Democracy in Indonesia may not be perfect, according to Faisal Ismail. But the 67-year-old professor from Sunan Kalijaga State Islamic University in Yogyakarta says it’s a worthy inspiration for Islamic countries.

Faisal is in a good position to make the comparison: The native of Madura, East Java, was Indonesia’s ambassador to Kuwait and Bahrain from 2006 to 2010 and the secretary-general of the Religious Affairs Ministry.

He continues: “In democratic life, Indonesia only scores a 75 for having not yet achieved maturity. However, compared with Islamic countries, Indonesia should deservedly inspire their democratic practice.”

Democracy, for Faisal, is closely related to religious tolerance, and the level of democratic “maturity” is proportional to the level of tolerance. Indonesia is currently in its process of maturation.

These are the issues that Faisal has been considering since obtaining a master’s degree in history from Columbia University in the US in 1988 and a doctorate from McGill University in Canada in 1995, where he’s lectured, as well as at the University of Malaya’s Institute for Islamic Studies in Kuala Lumpur.

“As Indonesia becomes democratically mature, religious tolerance will follow. With high tolerance, multiculturalism will take shape even better, in which ethnic groups, religions and others will favorably develop, reflecting Indonesia’s unity in diversity,” he says.
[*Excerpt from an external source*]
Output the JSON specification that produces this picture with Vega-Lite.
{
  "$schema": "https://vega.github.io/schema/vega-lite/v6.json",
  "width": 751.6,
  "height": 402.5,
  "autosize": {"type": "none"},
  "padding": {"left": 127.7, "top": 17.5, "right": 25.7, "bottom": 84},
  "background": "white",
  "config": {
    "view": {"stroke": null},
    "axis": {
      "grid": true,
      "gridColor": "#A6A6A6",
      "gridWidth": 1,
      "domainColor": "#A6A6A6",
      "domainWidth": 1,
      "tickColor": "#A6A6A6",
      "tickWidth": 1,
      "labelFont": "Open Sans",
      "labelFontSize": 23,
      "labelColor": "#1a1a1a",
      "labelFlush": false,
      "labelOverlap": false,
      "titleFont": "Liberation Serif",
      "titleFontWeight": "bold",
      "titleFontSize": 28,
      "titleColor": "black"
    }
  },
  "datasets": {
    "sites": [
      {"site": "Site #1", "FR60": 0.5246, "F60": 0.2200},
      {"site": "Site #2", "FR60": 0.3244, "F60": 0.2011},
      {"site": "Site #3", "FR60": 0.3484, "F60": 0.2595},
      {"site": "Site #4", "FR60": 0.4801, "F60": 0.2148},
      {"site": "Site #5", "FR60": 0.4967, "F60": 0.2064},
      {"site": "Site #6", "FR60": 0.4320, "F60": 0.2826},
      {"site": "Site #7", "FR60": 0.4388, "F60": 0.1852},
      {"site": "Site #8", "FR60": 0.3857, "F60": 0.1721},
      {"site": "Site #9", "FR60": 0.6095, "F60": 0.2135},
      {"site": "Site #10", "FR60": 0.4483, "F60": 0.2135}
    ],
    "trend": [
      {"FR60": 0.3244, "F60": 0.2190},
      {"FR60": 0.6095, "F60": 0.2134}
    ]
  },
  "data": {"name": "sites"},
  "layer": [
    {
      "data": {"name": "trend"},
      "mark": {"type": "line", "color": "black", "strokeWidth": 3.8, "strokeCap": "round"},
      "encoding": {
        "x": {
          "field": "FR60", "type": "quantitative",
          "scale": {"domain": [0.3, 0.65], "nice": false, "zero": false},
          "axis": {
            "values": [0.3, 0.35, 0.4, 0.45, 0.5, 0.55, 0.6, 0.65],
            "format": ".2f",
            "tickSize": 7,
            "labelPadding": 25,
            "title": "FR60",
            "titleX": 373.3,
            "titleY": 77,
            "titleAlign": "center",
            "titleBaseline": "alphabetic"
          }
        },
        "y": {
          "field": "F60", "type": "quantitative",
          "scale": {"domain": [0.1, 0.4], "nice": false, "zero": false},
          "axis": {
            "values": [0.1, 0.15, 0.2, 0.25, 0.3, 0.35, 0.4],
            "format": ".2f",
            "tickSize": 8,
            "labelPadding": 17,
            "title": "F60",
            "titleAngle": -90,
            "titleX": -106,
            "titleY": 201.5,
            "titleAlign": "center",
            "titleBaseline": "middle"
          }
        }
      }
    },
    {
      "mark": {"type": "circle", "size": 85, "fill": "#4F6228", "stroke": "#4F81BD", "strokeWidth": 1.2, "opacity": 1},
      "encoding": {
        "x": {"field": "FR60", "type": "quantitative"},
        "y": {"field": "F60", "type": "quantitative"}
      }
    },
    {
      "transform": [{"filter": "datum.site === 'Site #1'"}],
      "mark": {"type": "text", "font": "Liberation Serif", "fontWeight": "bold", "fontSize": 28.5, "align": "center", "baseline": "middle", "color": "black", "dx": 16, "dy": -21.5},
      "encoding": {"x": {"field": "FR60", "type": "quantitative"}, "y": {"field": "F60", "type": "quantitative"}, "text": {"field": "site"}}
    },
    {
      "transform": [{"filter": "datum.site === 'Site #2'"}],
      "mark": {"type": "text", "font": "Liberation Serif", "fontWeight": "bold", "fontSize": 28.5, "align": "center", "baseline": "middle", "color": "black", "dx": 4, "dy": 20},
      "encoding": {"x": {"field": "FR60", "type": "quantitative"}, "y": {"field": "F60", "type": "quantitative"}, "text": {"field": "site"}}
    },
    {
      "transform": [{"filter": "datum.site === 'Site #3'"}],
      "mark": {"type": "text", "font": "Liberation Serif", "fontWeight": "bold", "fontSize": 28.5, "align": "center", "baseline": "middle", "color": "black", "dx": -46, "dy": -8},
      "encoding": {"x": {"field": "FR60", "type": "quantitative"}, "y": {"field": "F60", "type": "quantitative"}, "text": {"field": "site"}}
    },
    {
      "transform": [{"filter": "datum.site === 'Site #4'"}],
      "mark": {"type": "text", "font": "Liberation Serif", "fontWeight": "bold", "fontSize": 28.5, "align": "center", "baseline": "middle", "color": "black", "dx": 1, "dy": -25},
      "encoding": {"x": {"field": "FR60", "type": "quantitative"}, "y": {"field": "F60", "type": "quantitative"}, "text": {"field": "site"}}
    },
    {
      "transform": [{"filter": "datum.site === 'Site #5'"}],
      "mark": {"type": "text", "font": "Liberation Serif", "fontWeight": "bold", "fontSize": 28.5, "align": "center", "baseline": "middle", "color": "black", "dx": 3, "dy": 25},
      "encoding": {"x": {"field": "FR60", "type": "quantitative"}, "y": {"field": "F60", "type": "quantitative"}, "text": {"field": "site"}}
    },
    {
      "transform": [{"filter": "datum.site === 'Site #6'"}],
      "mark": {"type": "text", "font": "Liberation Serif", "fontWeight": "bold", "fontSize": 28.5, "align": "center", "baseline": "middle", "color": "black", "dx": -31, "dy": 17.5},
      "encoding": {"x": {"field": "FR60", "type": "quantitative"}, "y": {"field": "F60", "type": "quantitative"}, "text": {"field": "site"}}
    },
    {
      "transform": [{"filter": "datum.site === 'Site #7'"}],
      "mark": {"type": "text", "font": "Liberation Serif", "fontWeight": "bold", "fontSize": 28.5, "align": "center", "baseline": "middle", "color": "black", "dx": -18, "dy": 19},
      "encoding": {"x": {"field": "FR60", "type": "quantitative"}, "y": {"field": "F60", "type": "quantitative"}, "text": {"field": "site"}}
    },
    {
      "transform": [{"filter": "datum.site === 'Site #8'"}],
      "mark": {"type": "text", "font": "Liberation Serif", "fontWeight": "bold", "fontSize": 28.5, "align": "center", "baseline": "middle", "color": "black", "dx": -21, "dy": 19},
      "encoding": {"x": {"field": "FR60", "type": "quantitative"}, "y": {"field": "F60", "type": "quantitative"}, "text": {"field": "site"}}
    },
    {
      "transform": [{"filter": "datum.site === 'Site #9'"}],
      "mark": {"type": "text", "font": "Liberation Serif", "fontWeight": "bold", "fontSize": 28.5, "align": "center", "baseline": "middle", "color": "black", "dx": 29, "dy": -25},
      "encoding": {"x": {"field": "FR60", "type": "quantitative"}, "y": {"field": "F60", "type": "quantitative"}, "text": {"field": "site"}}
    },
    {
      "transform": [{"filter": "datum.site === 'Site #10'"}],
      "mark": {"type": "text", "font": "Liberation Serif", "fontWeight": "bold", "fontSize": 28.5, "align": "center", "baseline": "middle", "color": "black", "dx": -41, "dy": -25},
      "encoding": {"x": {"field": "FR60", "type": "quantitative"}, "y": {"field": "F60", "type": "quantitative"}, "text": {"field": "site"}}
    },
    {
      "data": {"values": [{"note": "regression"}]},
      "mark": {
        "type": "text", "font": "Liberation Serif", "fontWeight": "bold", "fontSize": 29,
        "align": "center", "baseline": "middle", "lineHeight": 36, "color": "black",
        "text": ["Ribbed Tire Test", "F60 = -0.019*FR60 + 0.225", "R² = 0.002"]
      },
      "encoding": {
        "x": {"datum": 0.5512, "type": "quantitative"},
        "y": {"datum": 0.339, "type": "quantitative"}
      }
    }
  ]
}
For Faisal, tolerance, which signifies mutual acceptance and respect, can be created by fostering frequent dialogues and gatherings, both individually and collectively. “Such meetings should be held on an equal footing. They do not necessarily need to discuss religion, but they can talk about everyday life.”

“I salute Muslims who work in [Catholic-owned] companies. They have practiced tolerance,” in contrast to Muslims who work for Muslim-owned companies, he adds.

Faisal identifies two types of dialogues that he would like to see more of: theological dialogues, which promote mutual understanding of different faiths, and life dialogues, which actualize respective religious teachings, such as in joint efforts to fight corruption and crime.

“In this way, the government should play the role of managing and motivating the building of this communicative atmosphere, without making much intervention.”

He cites the American model, where religion is a personal affair and religious life has not been contentious. “Their friction involves ethnic issues rather than religion. Therefore, in a democracy, we can’t make a comparison with America. Our democracy isn’t mature yet, so that in religious life government intervention is still needed, but it’s only provisional in nature. With its maturity later on, such intervention won’t be necessary.”

Despite cases such as attacks on Ahmadiyah congregations and the permit problems for the GKI Yasmin Christian congregation in Bogor, interfaith relations in Indonesia have been progressing, he said. “Under these circumstances of religious tolerance in Indonesia, I think the award received by President Susilo Bambang Yudhoyono some time ago, positioning Indonesia as a tolerant country, is worthy and bears no political weight.”

On Ahmadiyah, the minority Muslim sect, Faisal was realistic. “The problem just comes from the grass-roots level, which is easily influenced and thus arouses concern. They should have a dialogue so as not to attack the group and live in harmony. We’re heading for such mature tolerance and I’m sure it will materialize after two generations.”

Faisal, who has visited 24 countries in Asia, the Middle East, Europe, America and Africa for religious programs, cautioned that tolerance should come from within and be manifested as an example in one’s family, neighborhood, community and so forth. “Tolerance should be an example. Talking without action is hypocrisy and in terms of identity, our nation also only scores 75.”

To nurture this attitude, Faisal suggested education. “Multicultural education should be provided from primary school to college levels so as to avoid exclusivity. An independent subject should be taught besides field visits.”

He described the universal nature of tolerance without overlooking local cultures, while mentioning the US and Canada as highly tolerant nations, besides Singapore for the Asian region. “So we should boost tolerance typical of Indonesia, characterized by the acceptance of a unitary state with diverse ethnic groups, religions, cultures and other facets constituting one nation of Indonesia.”